Во-вторых, в крупном городе всегда можно прокормиться не работая. В Урюпинске это сделать почти невозможно, в Калуге или Твери — затруднительно, а в Москве — миллионы праздношатающихся с утра до вечера на всех улицах. И лишь меньшинство из них — приезжие или способные передвигаться пенсионеры. Большинство — нагло сбежавшие со своих мест якобы работы или якобы учебы, как три студента и одна студентка, о которых упоминалось выше. И это несмотря на то, что подавляющее большинство якобы рабочих мест в Москве — вопиющие синекуры, предназначенные только для бесконечных чаепитий пополам с нескончаемой болтовней. Конечно, такое роскошество всякому соблазнительно.

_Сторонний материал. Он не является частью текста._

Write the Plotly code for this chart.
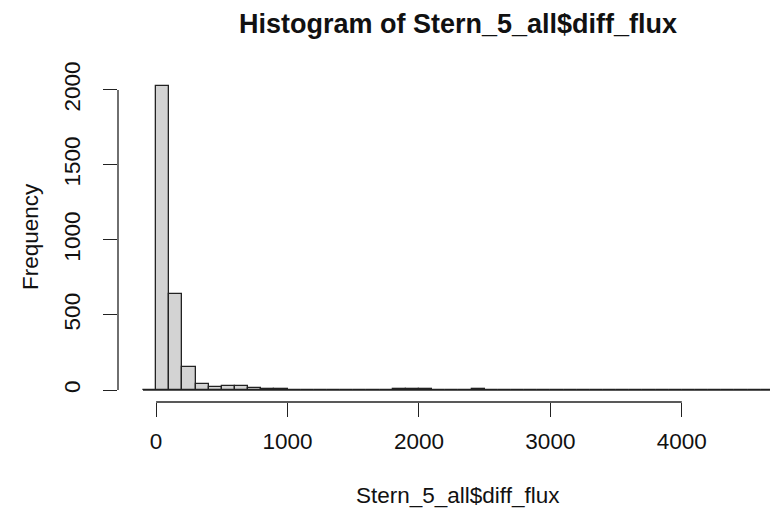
import plotly.graph_objects as go

# histogram bins (width 100) and counts
bin_start = -100
bin_width = 100
counts = [0, 2025, 638, 155, 38, 20, 30, 25, 12, 6,
          4, 3, 2, 2, 1, 2, 1, 2, 3, 4,
          6, 4, 3, 3, 3, 5, 3, 2, 2, 1,
          1, 2, 1, 1, 1, 1, 1, 1, 1, 1,
          1, 1, 1, 2, 1, 1, 1, 1]
edges = [bin_start + i * bin_width for i in range(len(counts) + 1)]
centers = [(edges[i] + edges[i + 1]) / 2 for i in range(len(counts))]

x_ticks = [0, 1000, 2000, 3000, 4000]
y_ticks = [0, 500, 1000, 1500, 2000]

title = "Histogram of Stern_5_all$diff_flux"
x_label = "Stern_5_all$diff_flux"
y_label = "Frequency"

# page has an 8px body margin; work in page pixels and offset
OFF = 8
W, H = 778 - OFF, 513 - OFF
L, R, T, B = 118 - OFF, 0, 73 - OFF, 111
pw, ph = W - L - R, H - T - B

def px_x(p):
    return (p - OFF - L) / pw

def px_y(p):
    return (H - B - (p - OFF)) / ph

FONT = "Liberation Sans, Arial, Helvetica, sans-serif"
FS = 22.5

fig = go.Figure()
fig.add_trace(go.Bar(
    x=centers, y=counts, width=bin_width,
    marker=dict(color="#d3d3d3", line=dict(color="#222222", width=1.3)),
    hoverinfo="x+y",
))

shapes = [
    dict(type="line", xref="x", yref="y", x0=edges[0], x1=edges[-1], y0=0, y1=0,
         line=dict(color="#222222", width=1.3)),
    dict(type="line", xref="x", yref="paper", x0=x_ticks[0], x1=x_ticks[-1], y0=0, y1=0,
         line=dict(color="#222222", width=1.3)),
    dict(type="line", xref="paper", yref="y", x0=0, x1=0, y0=y_ticks[0], y1=y_ticks[-1],
         line=dict(color="#222222", width=1.3)),
]

fig.update_layout(
    width=W, height=H,
    margin=dict(l=L, r=R, t=T, b=B, pad=0),
    paper_bgcolor="white", plot_bgcolor="white",
    showlegend=False, bargap=0,
    font=dict(family=FONT, size=FS, color="#111111"),
    title=dict(text="<b>" + title + "</b>", xref="container", yref="container",
               x=(458 - OFF) / W, y=1 - (24 - OFF) / H, xanchor="center", yanchor="middle",
               font=dict(size=27, family=FONT, color="#111111")),
    xaxis=dict(range=[-290, 4732], tickvals=x_ticks, ticktext=[str(v) for v in x_ticks],
               ticks="outside", ticklen=14, tickwidth=1.3, tickcolor="#222222",
               showline=False, showgrid=False, zeroline=False,
               ticklabelstandoff=5, tickfont=dict(size=FS)),
    yaxis=dict(range=[-80, 2113], tickvals=y_ticks, ticktext=[str(v) for v in y_ticks],
               ticks="outside", ticklen=14, tickwidth=1.3, tickcolor="#222222",
               showline=False, showgrid=False, zeroline=False, tickangle=-90,
               ticklabelstandoff=14, tickfont=dict(size=FS)),
    shapes=shapes,
    annotations=[
        dict(text=x_label, xref="paper", yref="paper", x=px_x(458), y=px_y(495),
             xanchor="center", yanchor="middle", showarrow=False,
             font=dict(size=FS, family=FONT, color="#111111")),
        dict(text=y_label, xref="paper", yref="paper", x=px_x(30), y=px_y(237),
             xanchor="center", yanchor="middle", showarrow=False, textangle=-90,
             font=dict(size=FS, family=FONT, color="#111111")),
    ],
)

fig.write_html("out.html")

Наконец, в-третьих, в Москве за такое безделье всегда выше зарплата, легче получить на халяву жилье и вкуснее прокорм, не говоря уже о степени доступности разных модных тряпок. В конце концов дело дошло до того, что только в Москве можно было полакомиться куском колбасы из сырья, далекого от всякого мяса, всего-навсего отстояв за ней полдня в очереди, а не ехать туда за той же роскошью из Архангельска или Иркутска пресловутыми «колбасными поездами».
За 30 лет — с 1956 по 1985 год — по этим причинам в новых границах Москвы столпилось около десятка миллионов любителей хорошей жизни. И это — не считая миллионов так называемых «гостей столицы» (их никто не считал, но ориентировочно от одного-двух миллионов зимой до трех-шести миллионов летом) которые ехали вовсе не любоваться московскими красотами, а добыть в многочасовых очередях то из прод — или промтоваров, чего больше не осталось на российских просторах. Это были прямые предки миллионов российских «челноков» 90-х годов, олицетворивших внешнюю торговлю страны. Их участи трудно было позавидовать, потому что подавляющему большинству из них, приехав утром, предстояло вечером в тот же день покинуть столицу тем же поездом в обратном направлении. В лучшем случае провести ночь, сидя на лавке вокзального зала (летом — на скамьях ближайших скверов), простоять еще один день в очередях и уж, потом рушиться полумертвыми в обратный поезд — больше редкий человек мог выдержать просто физически. И лишь меньшинству удавалось отравить жизнь своим родственникам или знакомым. Гостиничные места в столице измерялись всего лишь десятками тысяч — считанные проценты от числа «гостей» — и были предназначены для более приличной в глазах государства публики: все того же начальства, только не московского, а иногороднего.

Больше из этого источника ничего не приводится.